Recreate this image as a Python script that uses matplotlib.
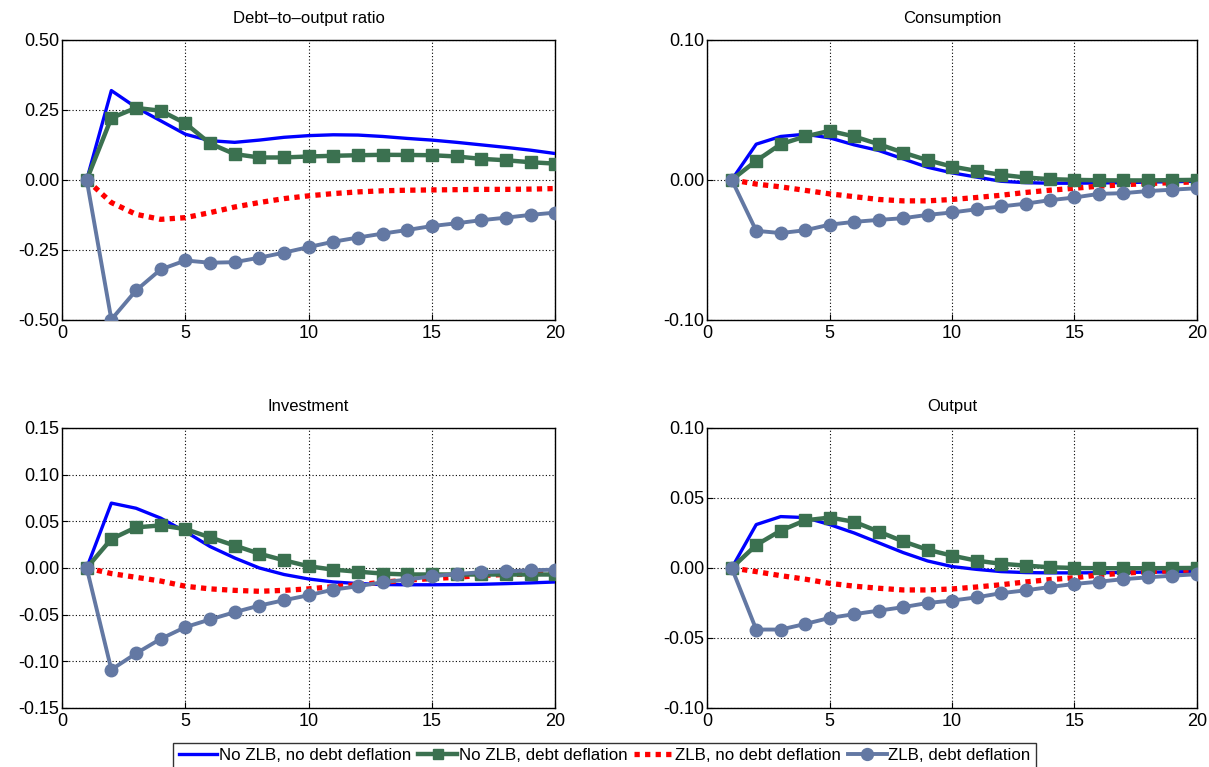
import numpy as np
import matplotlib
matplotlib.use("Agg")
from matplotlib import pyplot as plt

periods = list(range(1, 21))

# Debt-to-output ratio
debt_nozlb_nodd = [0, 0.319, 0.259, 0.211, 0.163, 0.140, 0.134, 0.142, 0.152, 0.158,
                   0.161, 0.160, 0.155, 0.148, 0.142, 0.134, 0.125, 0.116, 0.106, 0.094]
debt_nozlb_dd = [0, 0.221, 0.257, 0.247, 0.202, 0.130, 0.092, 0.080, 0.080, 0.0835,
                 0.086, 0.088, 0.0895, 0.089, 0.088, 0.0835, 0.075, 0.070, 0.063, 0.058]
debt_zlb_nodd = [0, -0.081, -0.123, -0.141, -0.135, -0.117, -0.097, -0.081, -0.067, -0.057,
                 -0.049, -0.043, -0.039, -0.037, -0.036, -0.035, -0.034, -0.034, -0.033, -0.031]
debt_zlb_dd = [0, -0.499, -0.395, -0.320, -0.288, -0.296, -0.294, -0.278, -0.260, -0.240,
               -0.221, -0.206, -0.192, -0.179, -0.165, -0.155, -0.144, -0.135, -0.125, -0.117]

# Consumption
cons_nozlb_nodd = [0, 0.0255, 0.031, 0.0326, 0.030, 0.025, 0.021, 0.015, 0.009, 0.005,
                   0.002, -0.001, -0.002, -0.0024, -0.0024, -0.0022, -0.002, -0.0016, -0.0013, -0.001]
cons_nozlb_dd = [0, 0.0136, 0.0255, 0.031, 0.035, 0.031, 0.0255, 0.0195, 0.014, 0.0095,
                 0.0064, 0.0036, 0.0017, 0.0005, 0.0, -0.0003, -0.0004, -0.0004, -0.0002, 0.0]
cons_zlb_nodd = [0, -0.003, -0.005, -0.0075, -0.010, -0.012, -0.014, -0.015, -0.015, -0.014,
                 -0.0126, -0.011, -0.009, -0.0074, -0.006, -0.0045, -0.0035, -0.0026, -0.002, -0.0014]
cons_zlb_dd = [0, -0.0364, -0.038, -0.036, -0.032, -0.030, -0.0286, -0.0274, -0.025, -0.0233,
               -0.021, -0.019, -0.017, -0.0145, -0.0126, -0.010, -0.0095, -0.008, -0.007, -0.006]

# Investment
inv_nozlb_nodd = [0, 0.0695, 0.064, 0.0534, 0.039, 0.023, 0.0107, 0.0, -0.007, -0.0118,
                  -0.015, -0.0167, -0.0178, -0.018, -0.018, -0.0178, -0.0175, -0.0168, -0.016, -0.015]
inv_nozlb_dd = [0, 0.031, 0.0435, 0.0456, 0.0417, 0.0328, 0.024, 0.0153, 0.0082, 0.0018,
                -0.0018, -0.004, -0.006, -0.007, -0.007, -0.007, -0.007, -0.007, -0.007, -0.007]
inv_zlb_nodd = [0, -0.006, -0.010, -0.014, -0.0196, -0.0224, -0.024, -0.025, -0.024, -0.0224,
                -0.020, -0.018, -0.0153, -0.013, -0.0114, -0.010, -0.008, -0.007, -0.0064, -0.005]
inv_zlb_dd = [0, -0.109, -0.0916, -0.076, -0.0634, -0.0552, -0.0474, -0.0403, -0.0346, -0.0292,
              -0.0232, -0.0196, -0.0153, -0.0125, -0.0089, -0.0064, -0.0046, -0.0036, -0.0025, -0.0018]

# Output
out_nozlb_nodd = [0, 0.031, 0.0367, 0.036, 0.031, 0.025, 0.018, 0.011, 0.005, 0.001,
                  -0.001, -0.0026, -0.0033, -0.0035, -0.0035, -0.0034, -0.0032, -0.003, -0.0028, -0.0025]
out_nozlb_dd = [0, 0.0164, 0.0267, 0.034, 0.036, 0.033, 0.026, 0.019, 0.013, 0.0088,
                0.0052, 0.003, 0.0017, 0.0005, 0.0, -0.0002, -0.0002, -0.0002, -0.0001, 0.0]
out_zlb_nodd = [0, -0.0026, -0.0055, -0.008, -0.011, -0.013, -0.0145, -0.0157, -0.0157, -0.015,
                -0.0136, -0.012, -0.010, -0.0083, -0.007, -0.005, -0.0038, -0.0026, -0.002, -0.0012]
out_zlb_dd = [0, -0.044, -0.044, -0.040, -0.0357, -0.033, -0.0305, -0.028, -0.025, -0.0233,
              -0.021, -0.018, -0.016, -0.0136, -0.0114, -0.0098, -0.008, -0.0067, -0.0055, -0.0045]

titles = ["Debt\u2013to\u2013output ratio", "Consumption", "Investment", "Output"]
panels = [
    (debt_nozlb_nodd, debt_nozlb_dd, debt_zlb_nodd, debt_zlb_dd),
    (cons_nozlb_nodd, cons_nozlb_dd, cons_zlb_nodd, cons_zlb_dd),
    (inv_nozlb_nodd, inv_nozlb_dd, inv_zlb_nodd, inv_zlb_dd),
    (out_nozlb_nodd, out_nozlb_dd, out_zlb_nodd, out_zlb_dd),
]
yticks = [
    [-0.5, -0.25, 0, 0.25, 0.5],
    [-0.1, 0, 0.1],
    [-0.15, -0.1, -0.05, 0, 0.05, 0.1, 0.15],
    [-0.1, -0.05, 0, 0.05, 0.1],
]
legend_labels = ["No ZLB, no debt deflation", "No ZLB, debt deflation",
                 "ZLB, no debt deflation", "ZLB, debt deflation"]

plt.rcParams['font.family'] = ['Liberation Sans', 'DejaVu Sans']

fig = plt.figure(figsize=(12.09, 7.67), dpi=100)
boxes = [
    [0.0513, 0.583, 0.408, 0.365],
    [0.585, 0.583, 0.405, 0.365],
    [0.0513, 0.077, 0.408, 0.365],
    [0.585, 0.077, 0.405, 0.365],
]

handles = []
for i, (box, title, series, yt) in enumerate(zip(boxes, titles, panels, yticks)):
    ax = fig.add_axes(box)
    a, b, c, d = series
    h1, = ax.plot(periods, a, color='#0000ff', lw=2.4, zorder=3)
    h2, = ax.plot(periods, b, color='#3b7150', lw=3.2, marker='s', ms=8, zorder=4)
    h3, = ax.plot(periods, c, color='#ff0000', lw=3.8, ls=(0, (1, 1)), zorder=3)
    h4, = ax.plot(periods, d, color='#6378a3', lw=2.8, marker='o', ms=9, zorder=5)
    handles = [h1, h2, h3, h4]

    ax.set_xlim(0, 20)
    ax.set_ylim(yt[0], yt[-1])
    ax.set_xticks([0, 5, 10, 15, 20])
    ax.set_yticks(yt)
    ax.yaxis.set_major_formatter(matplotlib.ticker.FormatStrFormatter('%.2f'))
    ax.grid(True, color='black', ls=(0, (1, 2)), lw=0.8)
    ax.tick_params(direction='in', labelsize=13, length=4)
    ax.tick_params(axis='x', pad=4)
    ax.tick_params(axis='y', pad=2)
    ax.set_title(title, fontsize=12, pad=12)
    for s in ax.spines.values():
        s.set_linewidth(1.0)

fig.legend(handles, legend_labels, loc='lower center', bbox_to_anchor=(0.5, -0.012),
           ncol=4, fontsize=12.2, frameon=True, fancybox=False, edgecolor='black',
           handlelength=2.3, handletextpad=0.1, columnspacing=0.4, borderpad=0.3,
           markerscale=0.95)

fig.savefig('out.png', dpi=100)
• • • • • • •
__Your task__
Show the lines that mention the word "matplotlib".

__Written solution__
Recreate this image as a Python script that uses matplotlib.
import matplotlib
matplotlib.use("Agg")
from matplotlib import pyplot as plt
    ax.yaxis.set_major_formatter(matplotlib.ticker.FormatStrFormatter('%.2f'))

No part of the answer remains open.